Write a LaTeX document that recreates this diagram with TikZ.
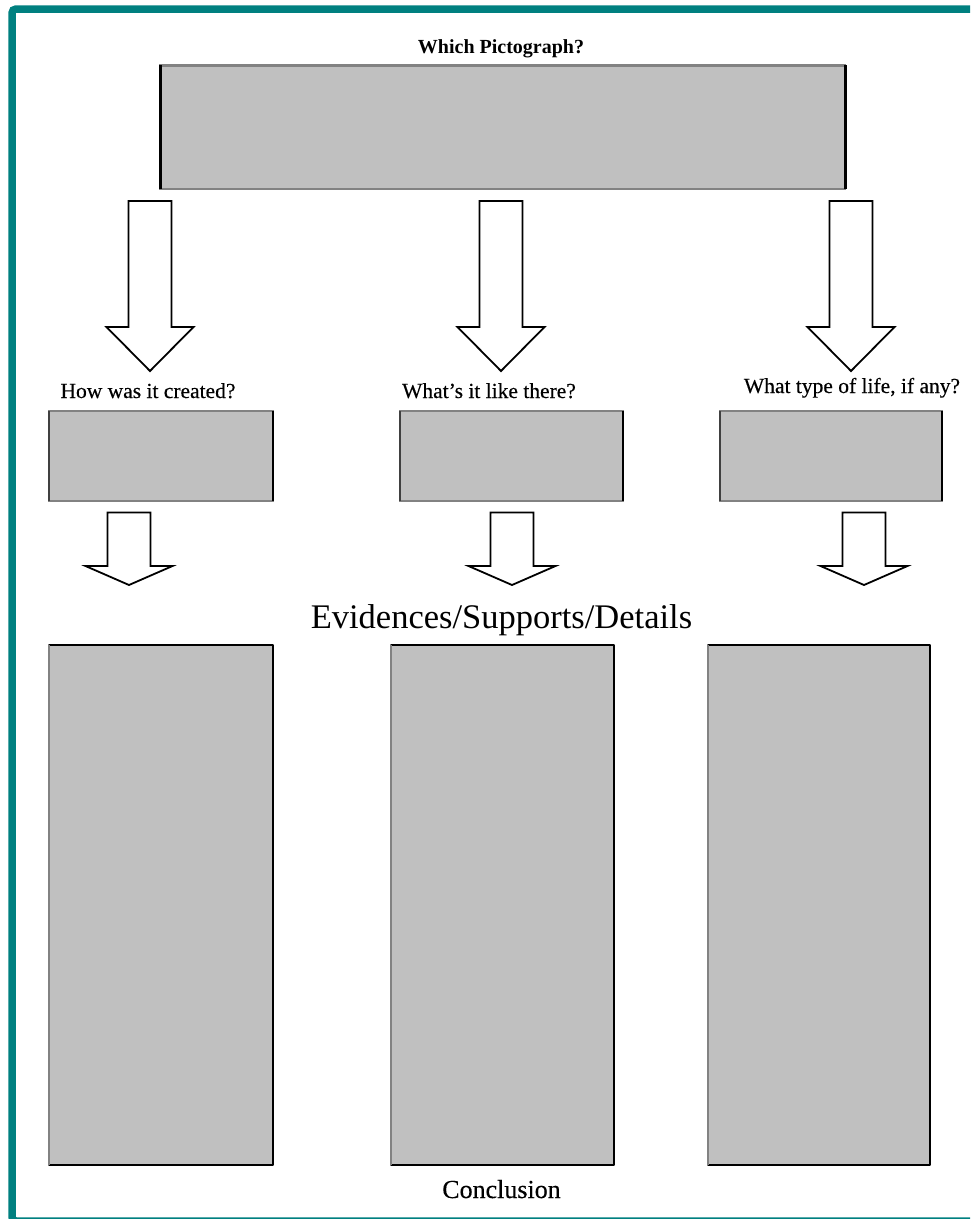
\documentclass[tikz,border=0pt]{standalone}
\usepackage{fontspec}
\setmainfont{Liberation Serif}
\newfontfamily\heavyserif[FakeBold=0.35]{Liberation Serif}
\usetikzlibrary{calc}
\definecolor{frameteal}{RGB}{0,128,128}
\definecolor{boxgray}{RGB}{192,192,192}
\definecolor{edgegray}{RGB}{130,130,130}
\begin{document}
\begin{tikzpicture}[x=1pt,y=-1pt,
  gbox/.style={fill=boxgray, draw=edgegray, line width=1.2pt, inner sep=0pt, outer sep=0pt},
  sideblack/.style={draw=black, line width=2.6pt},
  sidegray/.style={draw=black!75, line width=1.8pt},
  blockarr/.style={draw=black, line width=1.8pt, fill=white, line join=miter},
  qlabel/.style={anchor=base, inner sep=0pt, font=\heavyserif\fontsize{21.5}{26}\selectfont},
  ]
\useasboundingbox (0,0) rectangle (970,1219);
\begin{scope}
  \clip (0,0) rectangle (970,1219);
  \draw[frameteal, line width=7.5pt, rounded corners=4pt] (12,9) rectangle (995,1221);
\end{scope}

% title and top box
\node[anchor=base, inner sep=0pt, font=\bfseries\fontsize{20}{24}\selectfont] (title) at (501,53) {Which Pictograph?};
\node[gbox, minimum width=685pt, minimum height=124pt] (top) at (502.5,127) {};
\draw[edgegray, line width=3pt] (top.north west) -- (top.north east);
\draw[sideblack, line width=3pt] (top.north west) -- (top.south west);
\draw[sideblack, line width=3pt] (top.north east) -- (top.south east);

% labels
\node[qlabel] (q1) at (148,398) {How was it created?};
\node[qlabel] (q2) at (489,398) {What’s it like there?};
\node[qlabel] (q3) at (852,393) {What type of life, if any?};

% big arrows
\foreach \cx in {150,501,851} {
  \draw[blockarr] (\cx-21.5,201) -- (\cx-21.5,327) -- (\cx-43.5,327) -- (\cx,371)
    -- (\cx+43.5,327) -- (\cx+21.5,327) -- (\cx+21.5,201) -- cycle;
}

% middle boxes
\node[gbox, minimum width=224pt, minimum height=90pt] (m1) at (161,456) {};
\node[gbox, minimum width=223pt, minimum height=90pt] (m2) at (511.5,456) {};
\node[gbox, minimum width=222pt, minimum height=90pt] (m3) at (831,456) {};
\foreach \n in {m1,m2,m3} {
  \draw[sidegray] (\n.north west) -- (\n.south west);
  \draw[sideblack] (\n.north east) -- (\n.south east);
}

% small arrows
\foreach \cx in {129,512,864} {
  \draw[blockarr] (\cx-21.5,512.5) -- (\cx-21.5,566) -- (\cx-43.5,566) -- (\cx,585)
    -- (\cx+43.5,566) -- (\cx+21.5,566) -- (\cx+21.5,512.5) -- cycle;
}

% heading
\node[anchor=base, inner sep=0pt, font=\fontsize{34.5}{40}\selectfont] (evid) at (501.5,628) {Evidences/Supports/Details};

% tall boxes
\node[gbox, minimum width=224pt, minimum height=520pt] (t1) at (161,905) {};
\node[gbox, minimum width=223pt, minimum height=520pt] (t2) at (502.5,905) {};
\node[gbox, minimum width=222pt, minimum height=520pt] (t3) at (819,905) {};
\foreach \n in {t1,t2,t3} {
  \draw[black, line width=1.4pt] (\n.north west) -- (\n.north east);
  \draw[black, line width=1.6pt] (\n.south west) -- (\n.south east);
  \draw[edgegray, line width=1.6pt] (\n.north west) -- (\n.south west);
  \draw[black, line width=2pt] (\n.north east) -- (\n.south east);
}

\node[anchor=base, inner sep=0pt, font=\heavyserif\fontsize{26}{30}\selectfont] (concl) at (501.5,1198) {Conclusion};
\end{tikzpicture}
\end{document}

• • • • • • •

## PROMPT
Keep the pictures out of the copy and return the rest of the data above exactly.

## SOLUTION TO THE EXERCISE
Write a LaTeX document that recreates this diagram with TikZ.
\documentclass[tikz,border=0pt]{standalone}
\usepackage{fontspec}
\setmainfont{Liberation Serif}
\newfontfamily\heavyserif[FakeBold=0.35]{Liberation Serif}
\usetikzlibrary{calc}
\definecolor{frameteal}{RGB}{0,128,128}
\definecolor{boxgray}{RGB}{192,192,192}
\definecolor{edgegray}{RGB}{130,130,130}
\begin{document}
\begin{tikzpicture}[x=1pt,y=-1pt,
  gbox/.style={fill=boxgray, draw=edgegray, line width=1.2pt, inner sep=0pt, outer sep=0pt},
  sideblack/.style={draw=black, line width=2.6pt},
  sidegray/.style={draw=black!75, line width=1.8pt},
  blockarr/.style={draw=black, line width=1.8pt, fill=white, line join=miter},
  qlabel/.style={anchor=base, inner sep=0pt, font=\heavyserif\fontsize{21.5}{26}\selectfont},
  ]
\useasboundingbox (0,0) rectangle (970,1219);
\begin{scope}
  \clip (0,0) rectangle (970,1219);
  \draw[frameteal, line width=7.5pt, rounded corners=4pt] (12,9) rectangle (995,1221);
\end{scope}

% title and top box
\node[anchor=base, inner sep=0pt, font=\bfseries\fontsize{20}{24}\selectfont] (title) at (501,53) {Which Pictograph?};
\node[gbox, minimum width=685pt, minimum height=124pt] (top) at (502.5,127) {};
\draw[edgegray, line width=3pt] (top.north west) -- (top.north east);
\draw[sideblack, line width=3pt] (top.north west) -- (top.south west);
\draw[sideblack, line width=3pt] (top.north east) -- (top.south east);

% labels
\node[qlabel] (q1) at (148,398) {How was it created?};
\node[qlabel] (q2) at (489,398) {What’s it like there?};
\node[qlabel] (q3) at (852,393) {What type of life, if any?};

% big arrows
\foreach \cx in {150,501,851} {
  \draw[blockarr] (\cx-21.5,201) -- (\cx-21.5,327) -- (\cx-43.5,327) -- (\cx,371)
    -- (\cx+43.5,327) -- (\cx+21.5,327) -- (\cx+21.5,201) -- cycle;
}

% middle boxes
\node[gbox, minimum width=224pt, minimum height=90pt] (m1) at (161,456) {};
\node[gbox, minimum width=223pt, minimum height=90pt] (m2) at (511.5,456) {};
\node[gbox, minimum width=222pt, minimum height=90pt] (m3) at (831,456) {};
\foreach \n in {m1,m2,m3} {
  \draw[sidegray] (\n.north west) -- (\n.south west);
  \draw[sideblack] (\n.north east) -- (\n.south east);
}

% small arrows
\foreach \cx in {129,512,864} {
  \draw[blockarr] (\cx-21.5,512.5) -- (\cx-21.5,566) -- (\cx-43.5,566) -- (\cx,585)
    -- (\cx+43.5,566) -- (\cx+21.5,566) -- (\cx+21.5,512.5) -- cycle;
}

% heading
\node[anchor=base, inner sep=0pt, font=\fontsize{34.5}{40}\selectfont] (evid) at (501.5,628) {Evidences/Supports/Details};

% tall boxes
\node[gbox, minimum width=224pt, minimum height=520pt] (t1) at (161,905) {};
\node[gbox, minimum width=223pt, minimum height=520pt] (t2) at (502.5,905) {};
\node[gbox, minimum width=222pt, minimum height=520pt] (t3) at (819,905) {};
\foreach \n in {t1,t2,t3} {
  \draw[black, line width=1.4pt] (\n.north west) -- (\n.north east);
  \draw[black, line width=1.6pt] (\n.south west) -- (\n.south east);
  \draw[edgegray, line width=1.6pt] (\n.north west) -- (\n.south west);
  \draw[black, line width=2pt] (\n.north east) -- (\n.south east);
}

\node[anchor=base, inner sep=0pt, font=\heavyserif\fontsize{26}{30}\selectfont] (concl) at (501.5,1198) {Conclusion};
\end{tikzpicture}
\end{document}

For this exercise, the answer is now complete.